Heboh Kuliner ‘Enthung’, Ketua MUI Tuban : Itu ‘Hasyarat’, Haram !

16474

kabartuban.com – Fenomena ulat jati yang mewabah sejak pekan lalu, kini telah bermetamorfosis  menjadi kepompong (enthung). Tidak lagi menjadi wabah yang diresahkan oleh masyarakat, sebaliknya banyak warga kini berburu enthung untuk dimakan, bahkan diperjualbelikan.

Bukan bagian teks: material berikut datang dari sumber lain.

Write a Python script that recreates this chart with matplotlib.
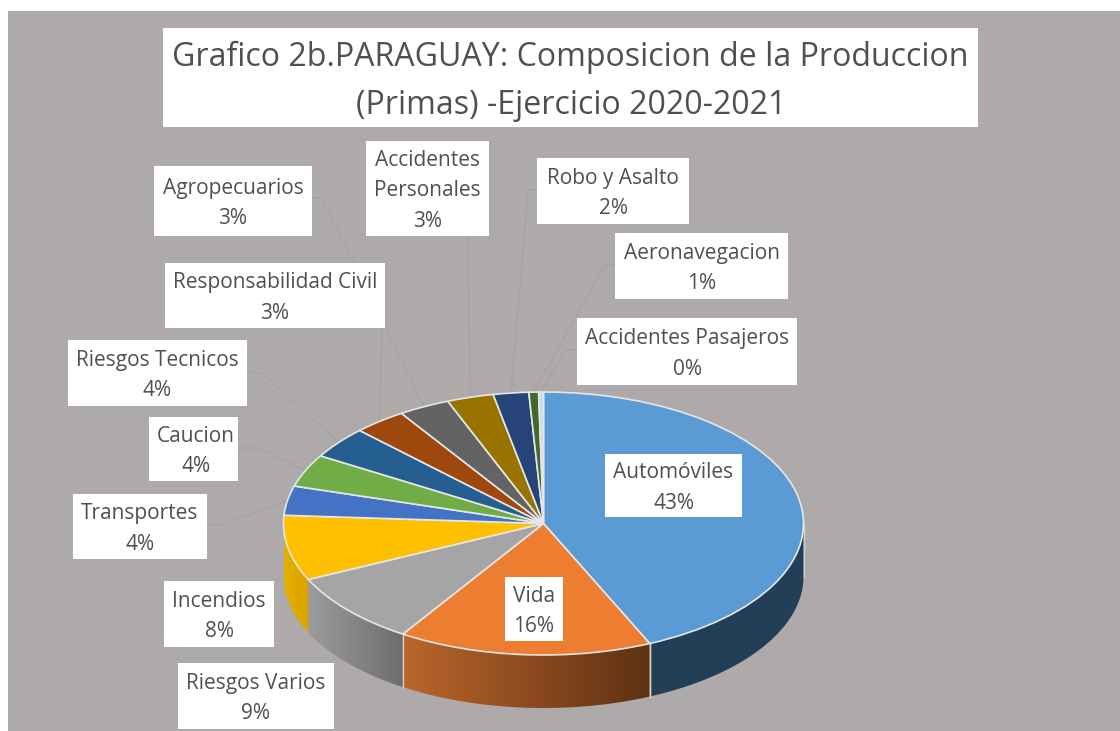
# -*- coding: utf-8 -*-
import numpy as np
import matplotlib
matplotlib.use('Agg')
import matplotlib.pyplot as plt
from matplotlib.patches import Rectangle, Polygon
from matplotlib.colors import to_rgb

# data
categories = ['Automóviles', 'Vida', 'Riesgos Varios', 'Incendios', 'Transportes', 'Caucion',
              'Riesgos Tecnicos', 'Responsabilidad Civil', 'Agropecuarios', 'Accidentes\nPersonales',
              'Robo y Asalto', 'Aeronavegacion', 'Accidentes Pasajeros']
shares = [43.3, 15.8, 8.9, 8.0, 3.6, 4.0, 3.9, 3.3, 3.2, 2.9, 2.2, 0.6, 0.3]
pct_labels = ['43%', '16%', '9%', '8%', '4%', '4%', '4%', '3%', '3%', '3%', '2%', '1%', '0%']
colors = ['#5B9BD5', '#ED7D31', '#A5A5A5', '#FFC000', '#4472C4', '#70AD47', '#255E91',
          '#9E480E', '#636363', '#997300', '#264478', '#43682B', '#C5DCEF']
title_lines = ['Grafico 2b.PARAGUAY: Composicion de la Produccion', '(Primas) -Ejercicio 2020-2021']

# layout in pixels of the 1120x731 picture
W, H = 1120, 731
cx, cy, rx, ry = 543.5, 523.5, 260.0, 131.5
depth = 53.0 / ry
BG = '#AEAAAA'
TXT = '#505050'
boxes = [(605, 454, 742, 517), (505, 577, 563, 641), (178, 663, 334, 729), (164, 581, 274, 647),
         (73, 494, 207, 559), (149, 417, 238, 481), (68, 340, 247, 406), (165, 263, 385, 328),
         (154, 166, 312, 236), (366, 141, 489, 236), (537, 158, 689, 224), (615, 233, 788, 299),
         (577, 318, 797, 385)]
# label end of each leader line, the rim end comes from the slice angle
leaders = {4: [(207, 525), (222, 525)], 5: [(238, 448), (258, 448)], 6: [(247, 372), (262, 373)],
           7: [(382, 328)], 8: [(312, 198), (322, 198)], 9: [(468, 236)],
           10: [(537, 190), (528, 190)], 11: [(615, 265), (605, 265)], 12: [(577, 350), (565, 350)]}
wall_grad = {0: ('#233E57', '#233E57'), 1: ('#BA662B', '#5F3112'), 2: ('#9C9C9C', '#6E6E6E'),
             3: ('#E6AE00', '#D9A400')}


def px(x, y):
    return (x - cx) / rx, (cy - y) / ry


plt.rcParams['font.family'] = ['Open Sans', 'DejaVu Sans']
fig = plt.figure(figsize=(W / 100, H / 100), dpi=100, facecolor='white')
ax = fig.add_axes([8 / W, 0, 1 - 8 / W, 1 - 11 / H])

wedges, _ = ax.pie(shares, colors=colors, startangle=90, counterclock=False, radius=1,
                   wedgeprops=dict(edgecolor='#E6E6E6', linewidth=1.2))
for w in wedges:
    w.set_zorder(5)
ax.set_aspect('auto')
ax.set_frame_on(True)
ax.set_facecolor(BG)
for s in ax.spines.values():
    s.set_visible(False)
xlim = ((8 - cx) / rx, (W - cx) / rx)
ylim = ((cy - H) / ry, (cy - 11) / ry)

# clockwise angle from the top, as the pie draws it
edges = np.concatenate([[0], np.cumsum(shares)]) / np.sum(shares) * 2 * np.pi

# side wall of the front slices
for i, (c0, c1) in wall_grad.items():
    a0 = max(edges[i], 0.5 * np.pi)
    a1 = min(edges[i + 1], 1.5 * np.pi)
    t = np.linspace(a0, a1, 80)
    xs, ys = np.sin(t), np.cos(t)
    pts = np.column_stack([np.r_[xs, xs[::-1]], np.r_[ys, ys[::-1] - depth]])
    poly = Polygon(pts, closed=True, facecolor='none', edgecolor='none')
    ax.add_patch(poly)
    f = np.linspace(0, 1, 128)[None, :, None]
    grad = np.array(to_rgb(c0)) * (1 - f) + np.array(to_rgb(c1)) * f
    im = ax.imshow(grad, extent=(xs.min(), xs.max(), ys.min() - depth, ys.max()), aspect='auto',
                   zorder=2, interpolation='bilinear')
    im.set_clip_path(poly)
    # light seam at the slice edges
    if i in (0, 1):
        ax.plot([xs[-1], xs[-1]], [ys[-1], ys[-1] - depth], color='#D9CFC8', lw=1.0, zorder=3)
        ax.plot([xs[0], xs[0]], [ys[0], ys[0] - depth], color='#D9CFC8', lw=1.0, zorder=3)

# leader lines from the labels to the rim
for i, path in leaders.items():
    mid = (edges[i] + edges[i + 1]) / 2
    pts = [px(*p) for p in path] + [(np.sin(mid), np.cos(mid))]
    ax.plot([p[0] for p in pts], [p[1] for p in pts], color='#A5A2A2', lw=0.9, zorder=1)

ax.set_xlim(xlim)
ax.set_ylim(ylim)


def put_box(x0, y0, x1, y1):
    a, b = px(x0, y1)
    c, d = px(x1, y0)
    ax.add_patch(Rectangle((a, b), c - a, d - b, facecolor='white', edgecolor='none', zorder=6))


# data labels, Caucion sits a little right of its box centre
for i, box in enumerate(boxes):
    put_box(*box)
    dx = 2.5 if i == 5 else 0
    tx, ty = px((box[0] + box[2]) / 2 + dx, (box[1] + box[3]) / 2 + 2.5)
    ax.text(tx, ty, categories[i] + '\n' + pct_labels[i], ha='center', va='center', fontsize=15,
            color=TXT, linespacing=1.62, zorder=7)

# title
put_box(163, 28, 978, 127)
tx, ty = px(570, 57)
ax.text(tx, ty, title_lines[0], ha='center', va='center', fontsize=23.1, color=TXT, zorder=7)
tx, ty = px(571, 105)
ax.text(tx, ty, title_lines[1], ha='center', va='center', fontsize=23.1, color=TXT, zorder=7)

fig.savefig('out.png', dpi=100, facecolor='white')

Berdasarkan informasi yang dihimpun kabartuban.com, Selasa (5/1/2016),  banyak sekali warga di wilayah Kabupaten Tuban yang berburu enthung  dan kemudian menjadikannya santapan di meja makan. Bagi yang enggan berburu sendiri, warga dapat membelinya dari pemburu enthung dengan harga Rp. 50 ribu s.d Rp. 85 ribu per klilogram.

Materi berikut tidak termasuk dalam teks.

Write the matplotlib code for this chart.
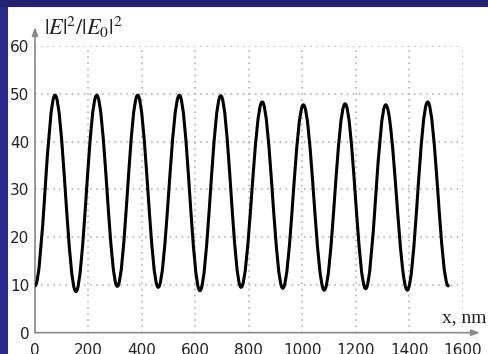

Enthung dari ulat jati ini muncul setahun sekali, kalau mau masuk musim hujan. Memang banyak warga yang suka makan enthung, nggak semua juga. Ada juga yang cuma suka berburu enthung tidak untuk dimakan, tapi untuk dijual. Lumayan juga kan, untuk nambah pendapatan,” ungkap Untung, warga Desa Bektiharjo, Kecamatan Semanding Tuban.

Untung menambahkan, kepompong ulat jati tersebut harus dicuci bersih dan dimasak terlebih dahulu sebelum dihidangkan. Untung yang juga suka makan enthung ulat jati tersebut mengaku lebih suka makan enthung ulat jati yang dimasak tumis. “Biasanya saya suka ditumis, yang masak istri saya,” imbuhnya.

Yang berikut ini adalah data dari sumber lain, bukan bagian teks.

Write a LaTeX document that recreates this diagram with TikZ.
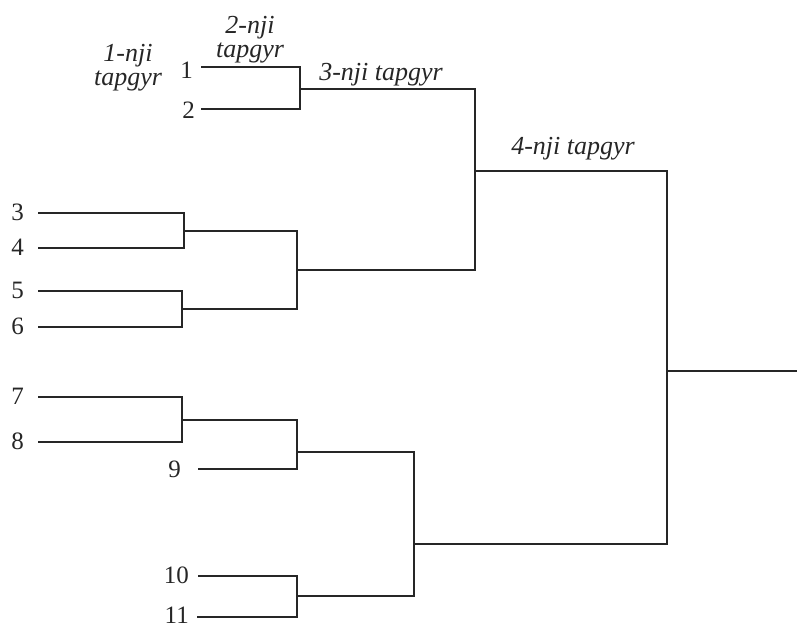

Sementara itu, menanggapi trend kuliner enthung di Bumi Wali tersebut, Ketua Majelis Ulama Indonesia (MUI) Tuban, KH. Abdul Matin menanggapi, enthung atau kepompong ulat jati itu kalau boleh dikatakan dalam hukum Islam termasuk golongan hasyarat (golongan serangga yang diharamkan). Namun demikian, tidak ada yang bisa mencegah atau menghimbau masayarakat untuk tidak mengkonsumsi hewan tersebut.

“Yang jelas enthung itu termasuk hasyarat dan hukumnya haram. Lha tapi namanya juga orang banyak, kita nggak bisa nyegah orang untuk tidak mengkonsumsi itu (enthung),” kata Kyai Matin, Pengasuh Pondok Pesantren Sunan Bejagung Tuban.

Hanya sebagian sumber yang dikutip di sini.